**What to produce**
Give the data again exactly as written, skipping any pictures.

**Data**
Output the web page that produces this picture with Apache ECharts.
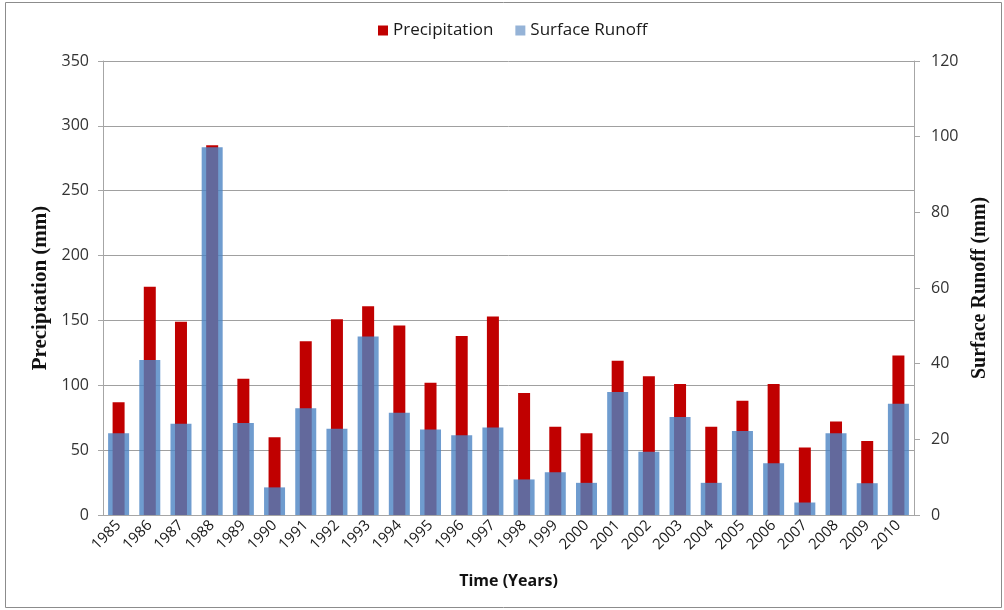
<!DOCTYPE html>
<html>
<head>
<meta charset="utf-8">
<script src="https://cdn.jsdelivr.net/npm/echarts@6/dist/echarts.min.js"></script>
<style>html,body{margin:0;padding:0;background:#fff}#c{width:1004px;height:610px}</style>
</head>
<body>
<div id="c"></div>
<script>
const years = ['1985','1986','1987','1988','1989','1990','1991','1992','1993','1994','1995','1996','1997','1998','1999','2000','2001','2002','2003','2004','2005','2006','2007','2008','2009','2010'];
const precipitation = [87,176,149,285,105,60,134,151,161,146,102,138,153,94,68,63,119,107,101,68,88,101,52,72,57,123];
const runoff = [21.6,41.0,24.1,97.2,24.3,7.3,28.2,22.8,47.2,27.0,22.6,21.1,23.1,9.4,11.3,8.5,32.5,16.7,25.9,8.5,22.2,13.7,3.3,21.6,8.4,29.4];
const leftTicks = {min:0, max:350, interval:50};
const rightTicks = {min:0, max:120, interval:20};

const font = '"Open Sans", sans-serif';
const axisGray = '#a6a6a6';
const chart = echarts.init(document.getElementById('c'));
chart.setOption({
  animation: false,
  backgroundColor: '#fff',
  graphic: [{type:'rect', shape:{x:5.5,y:2.5,width:996,height:605}, style:{fill:'none', stroke:'#8c8c8c', lineWidth:1}, silent:true}],
  legend: {
    top: 17, left: 373, itemWidth: 10, itemHeight: 10, itemGap: 22,
    textStyle: {fontFamily: font, fontSize: 17, color: '#1a1a1a'},
    data: [
      {name:'Precipitation', icon:'rect', itemStyle:{color:'#c00000'}},
      {name:'Surface Runoff', icon:'rect', itemStyle:{color:'#95b3d7'}}
    ]
  },
  grid: {left: 103, right: 90, top: 61, bottom: 95},
  xAxis: [
    {type:'category', data: years, boundaryGap: true,
     axisLine:{lineStyle:{color:axisGray}}, axisTick:{alignWithLabel:false, length:6, lineStyle:{color:axisGray}},
     axisLabel:{rotate:45, fontFamily:font, fontSize:15, color:'#1a1a1a', margin:8, interval:0},
     name:'Time (Years)', nameLocation:'middle', nameGap:58,
     nameTextStyle:{fontFamily:font, fontSize:16, fontWeight:'bold', color:'#111'}},
    {type:'category', data: years, show:false, boundaryGap:true}
  ],
  yAxis: [
    {type:'value', min:leftTicks.min, max:leftTicks.max, interval:leftTicks.interval, position:'left',
     axisLine:{show:true, lineStyle:{color:axisGray}}, axisTick:{show:true, length:5, lineStyle:{color:axisGray}},
     splitLine:{lineStyle:{color:'#a0a0a0', width:1}},
     axisLabel:{fontFamily:font, fontSize:16, color:'#333', margin:14},
     name:'Preciptation (mm)', nameLocation:'middle', nameGap:50, nameRotate:90,
     nameTextStyle:{fontFamily:'"Liberation Serif", serif', fontSize:21, fontWeight:'bold', color:'#111'}},
    {type:'value', min:rightTicks.min, max:rightTicks.max, interval:rightTicks.interval, position:'right',
     axisLine:{show:true, lineStyle:{color:axisGray}}, axisTick:{show:true, length:6, lineStyle:{color:axisGray}},
     splitLine:{show:false},
     axisLabel:{fontFamily:font, fontSize:16, color:'#333', margin:17},
     name:'Surface Runoff (mm)', nameLocation:'middle', nameGap:47, nameRotate:90,
     nameTextStyle:{fontFamily:'"Liberation Serif", serif', fontSize:20, fontWeight:'bold', color:'#111'}}
  ],
  series: [
    {name:'Precipitation', type:'bar', xAxisIndex:0, yAxisIndex:0, data:precipitation, barWidth:12,
     itemStyle:{color:'#c00000'}},
    {name:'Surface Runoff', type:'bar', xAxisIndex:1, yAxisIndex:1, data:runoff, barWidth:21,
     itemStyle:{color:'rgba(75,131,195,0.8)'}}
  ]
});
</script>
</body>
</html>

**Solved exercise**
Output the web page that produces this picture with Apache ECharts.
<!DOCTYPE html>
<html>
<head>
<meta charset="utf-8">
<script src="https://cdn.jsdelivr.net/npm/echarts@6/dist/echarts.min.js"></script>
<style>html,body{margin:0;padding:0;background:#fff}#c{width:1004px;height:610px}</style>
</head>
<body>
<div id="c"></div>
<script>
const years = ['1985','1986','1987','1988','1989','1990','1991','1992','1993','1994','1995','1996','1997','1998','1999','2000','2001','2002','2003','2004','2005','2006','2007','2008','2009','2010'];
const precipitation = [87,176,149,285,105,60,134,151,161,146,102,138,153,94,68,63,119,107,101,68,88,101,52,72,57,123];
const runoff = [21.6,41.0,24.1,97.2,24.3,7.3,28.2,22.8,47.2,27.0,22.6,21.1,23.1,9.4,11.3,8.5,32.5,16.7,25.9,8.5,22.2,13.7,3.3,21.6,8.4,29.4];
const leftTicks = {min:0, max:350, interval:50};
const rightTicks = {min:0, max:120, interval:20};

const font = '"Open Sans", sans-serif';
const axisGray = '#a6a6a6';
const chart = echarts.init(document.getElementById('c'));
chart.setOption({
  animation: false,
  backgroundColor: '#fff',
  graphic: [{type:'rect', shape:{x:5.5,y:2.5,width:996,height:605}, style:{fill:'none', stroke:'#8c8c8c', lineWidth:1}, silent:true}],
  legend: {
    top: 17, left: 373, itemWidth: 10, itemHeight: 10, itemGap: 22,
    textStyle: {fontFamily: font, fontSize: 17, color: '#1a1a1a'},
    data: [
      {name:'Precipitation', icon:'rect', itemStyle:{color:'#c00000'}},
      {name:'Surface Runoff', icon:'rect', itemStyle:{color:'#95b3d7'}}
    ]
  },
  grid: {left: 103, right: 90, top: 61, bottom: 95},
  xAxis: [
    {type:'category', data: years, boundaryGap: true,
     axisLine:{lineStyle:{color:axisGray}}, axisTick:{alignWithLabel:false, length:6, lineStyle:{color:axisGray}},
     axisLabel:{rotate:45, fontFamily:font, fontSize:15, color:'#1a1a1a', margin:8, interval:0},
     name:'Time (Years)', nameLocation:'middle', nameGap:58,
     nameTextStyle:{fontFamily:font, fontSize:16, fontWeight:'bold', color:'#111'}},
    {type:'category', data: years, show:false, boundaryGap:true}
  ],
  yAxis: [
    {type:'value', min:leftTicks.min, max:leftTicks.max, interval:leftTicks.interval, position:'left',
     axisLine:{show:true, lineStyle:{color:axisGray}}, axisTick:{show:true, length:5, lineStyle:{color:axisGray}},
     splitLine:{lineStyle:{color:'#a0a0a0', width:1}},
     axisLabel:{fontFamily:font, fontSize:16, color:'#333', margin:14},
     name:'Preciptation (mm)', nameLocation:'middle', nameGap:50, nameRotate:90,
     nameTextStyle:{fontFamily:'"Liberation Serif", serif', fontSize:21, fontWeight:'bold', color:'#111'}},
    {type:'value', min:rightTicks.min, max:rightTicks.max, interval:rightTicks.interval, position:'right',
     axisLine:{show:true, lineStyle:{color:axisGray}}, axisTick:{show:true, length:6, lineStyle:{color:axisGray}},
     splitLine:{show:false},
     axisLabel:{fontFamily:font, fontSize:16, color:'#333', margin:17},
     name:'Surface Runoff (mm)', nameLocation:'middle', nameGap:47, nameRotate:90,
     nameTextStyle:{fontFamily:'"Liberation Serif", serif', fontSize:20, fontWeight:'bold', color:'#111'}}
  ],
  series: [
    {name:'Precipitation', type:'bar', xAxisIndex:0, yAxisIndex:0, data:precipitation, barWidth:12,
     itemStyle:{color:'#c00000'}},
    {name:'Surface Runoff', type:'bar', xAxisIndex:1, yAxisIndex:1, data:runoff, barWidth:21,
     itemStyle:{color:'rgba(75,131,195,0.8)'}}
  ]
});
</script>
</body>
</html>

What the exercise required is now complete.